6. Storage Strategy Depends on Scale
For a small project—hundreds or a few thousand rows—CSV or JSON works fine. They're readable, portable, and require no setup.
When things grow, databases make more sense. SQLite handles moderate datasets without requiring a database server:
import sqlite3
conn = sqlite3.connect('scraped_data.db')
df.to_sql('products', conn, if_exists='replace', index=False)
For larger operations, PostgreSQL offers better querying, concurrent access, and scalability. Consider cloud storage (AWS S3, Google Cloud Storage) if you're dealing with files or need to share data across systems.
One pattern worth mentioning: timestamp your saves. If you're running ongoing scrapes, you'll want to compare data over time:
import datetime
timestamp = datetime.datetime.now().strftime("%Y%m%d_%H%M%S")
df.to_csv(f'data_{timestamp}.csv')
7. Debugging Happens
Your code will break. Websites change. Networks fail. Elements move. Accept this early.
Logging is non-negotiable:
import logging
logging.basicConfig(
filename='scrape.log',
level=logging.INFO,
format='%(asctime)s - %(levelname)s - %(message)s'
)
try:
response = requests.get(url, timeout=10)
response.raise_for_status()
except requests.RequestException as e:
logging.error(f"Failed to fetch {url}: {e}")
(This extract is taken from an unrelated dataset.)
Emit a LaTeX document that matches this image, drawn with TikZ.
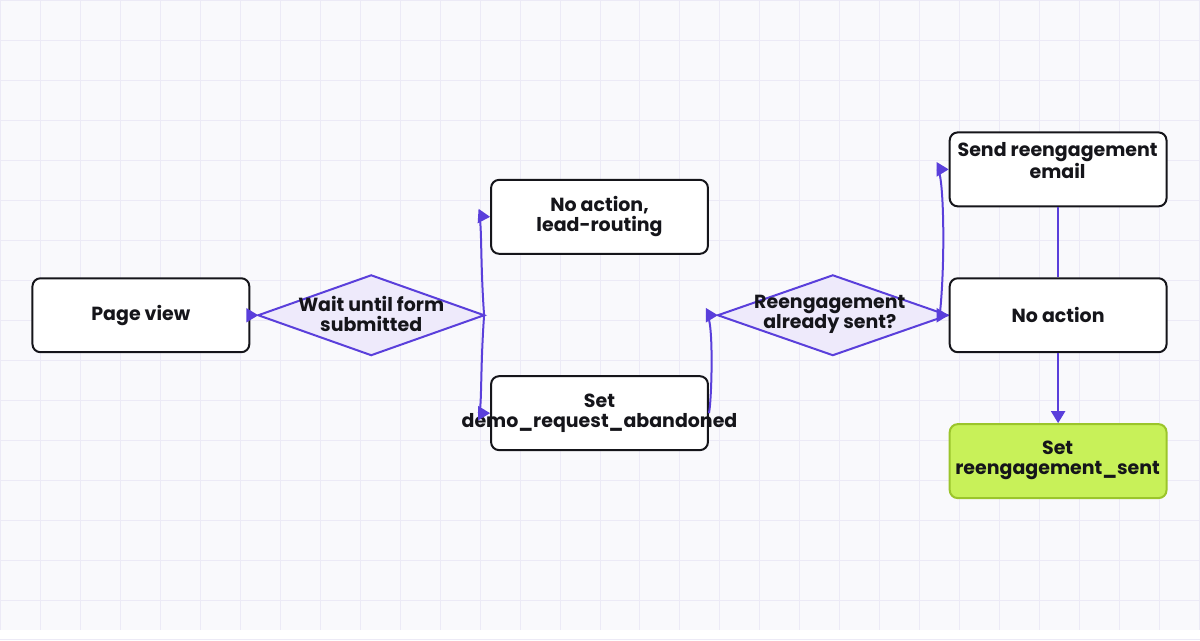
\documentclass[tikz,border=0pt]{standalone}
\usepackage{fontspec}
\setmainfont{Poppins}
\usetikzlibrary{shapes.geometric,arrows.meta}
\definecolor{bg}{HTML}{F9F9FC}
\definecolor{gridc}{HTML}{ECEAF6}
\definecolor{purp}{HTML}{5A3FDB}
\definecolor{dfill}{HTML}{EEEAFB}
\definecolor{gfill}{HTML}{C8F159}
\definecolor{gdraw}{HTML}{9BC52B}
\definecolor{ink}{HTML}{15151A}
\begin{document}
\begin{tikzpicture}[x=1pt,y=-1pt,
  box/.style={draw=ink,line width=2pt,rounded corners=8pt,fill=white,minimum width=217pt,minimum height=74pt,inner sep=0pt},
  dia/.style={diamond,draw=purp,line width=2pt,fill=dfill,minimum width=0pt,inner sep=0pt},
  lbl/.style={font=\fontsize{19}{20}\selectfont\bfseries,text=ink,align=center},
  conn/.style={draw=purp,line width=2pt},
  arr/.style={conn,-{Triangle[length=12pt,width=14pt]}}]
\fill[bg] (0,0) rectangle (1200,630);
\foreach \x in {0,40,...,1200} \draw[gridc,line width=1pt] (\x,0) -- (\x,630);
\foreach \y in {0,40,...,640} \draw[gridc,line width=1pt] (0,\y) -- (1200,\y);
\useasboundingbox (0,0) rectangle (1200,630);
\node[box] (pv) at (140.5,315) {};
\node[lbl] at (pv) {Page view};
\draw[purp,line width=2pt,fill=dfill] (258,315) -- (371,275) -- (484,315) -- (371,355) -- cycle;
\coordinate (d1w) at (258,315); \coordinate (d1e) at (484,315);
\node[lbl] (d1t) at (371,314) {Wait until form\\submitted};
\node[box] (na1) at (599.5,216.5) {};
\node[lbl] at (na1) {No action,\\lead-routing};
\node[box] (sd) at (599.5,413) {};
\node[lbl] at (sd) {Set\\demo\_request\_abandoned};
\draw[purp,line width=2pt,fill=dfill] (718,315) -- (833,275) -- (948,315) -- (833,355) -- cycle;
\coordinate (d2w) at (718,315); \coordinate (d2e) at (948,315);
\node[lbl] (d2t) at (830,314) {Reengagement\\already sent?};
\node[box] (se) at (1058.5,169) {};
\node[lbl] at (1058,160) {Send reengagement\\email};
\node[box] (na2) at (1058.5,315) {};
\node[lbl] at (na2) {No action};
\node[box,fill=gfill,draw=gdraw] (sr) at (1058.5,461) {};
\node[lbl] at (1058,460) {Set\\reengagement\_sent};
\draw[arr] (pv.east) -- (d1w);
\draw[arr] (d1e) .. controls (480,260) and (482,216) .. (na1.west);
\draw[arr] (d1e) .. controls (480,370) and (482,413) .. (sd.west);
\draw[arr] (sd.east) .. controls (712,400) and (714,315) .. (d2w);
\draw[arr] (d2e) -- (na2.west);
\draw[arr] (940,315) .. controls (946,260) and (944,169) .. (se.west);
\draw[conn] (na2.north) -- (se.south);
\draw[arr] (na2.south) -- (sr.north);
\end{tikzpicture}
\end{document}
Retry logic handles transient failures:
from requests.adapters import HTTPAdapter
from urllib3.util.retry import Retry
session = requests.Session()
retries = Retry(total=3, backoff_factor=1)
session.mount('http://', HTTPAdapter(max_retries=retries))
Use browser developer tools to inspect elements when selectors break (and they will). Keep your selectors resilient—prefer stable attributes like data-* fields or specific class names rather than generated IDs.
Final Thoughts
These tips cover the arc of a real scraping project: selecting tools, handling complexity, staying fast, staying allowed, cleaning data, storing results, and handling when things go wrong. Start with one or two that match your current challenge, then expand.
The best scraper isn't the fastest—it's the one that keeps running when everyone else's has broken.